The 2009 federal lawsuit, which seeks unspecified damages, alleges Clemens launched an "intense and coordinated public relations offensive" against McNamee after the trainer told federal investigators and Congress that he injected Clemens more than a dozen times with steroids and human growth hormone from 1998 through 2001.
The suit quotes Clemens saying in a YouTube video in 2007 that McNamee "did not inject steroids into my body either when I played in Toronto for the Blue Jays or the New York Yankees." It also cites an interview with ESPN in May in which Clemens, when asked about McNamee, responded that it was a case of "somebody out there that is really crawling up your back to make a buck."
McNamee called Clemens a "pathological liar" in a story published Sunday in the Daily News.

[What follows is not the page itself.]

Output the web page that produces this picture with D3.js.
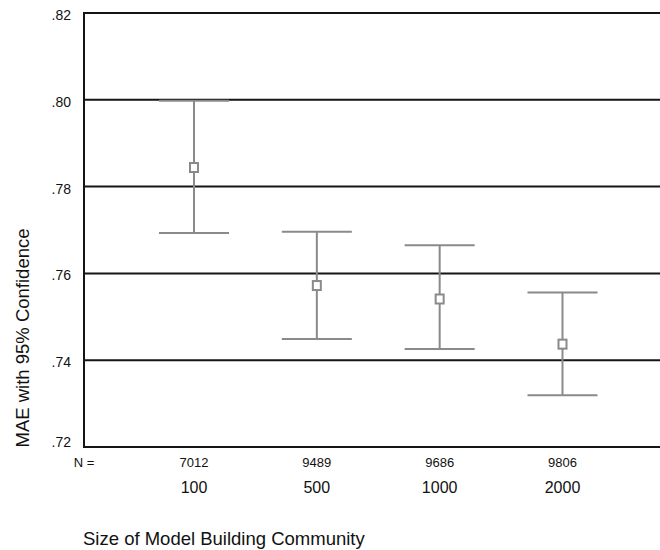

"Steroid abuse was rampant in Major League Baseball and he was the father of it," McNamee said.
There was no response to messages left Sunday with an attorney for Clemens. Neither he nor McNamee are expected at a status conference set for Wednesday in Brooklyn.
Last year, a Washington jury found the seven-time Cy Young Award winner not guilty of lying to Congress about steroids and human growth hormone. He had adamantly denied using either substance at a 2008 congressional hearing.
The prosecution's case at a two-month trial had relied heavily on the testimony of McNamee, who told jurors he injected Clemens with steroids and HGH many times. The defense focused on how McNamee's story evolved over time, and there was no one else to claim firsthand knowledge of Clemens' drug use.
Former country music star Mindy McCready, who died this year, made headlines in April 2008 when she claimed a longtime relationship with Clemens. He has denied that claim.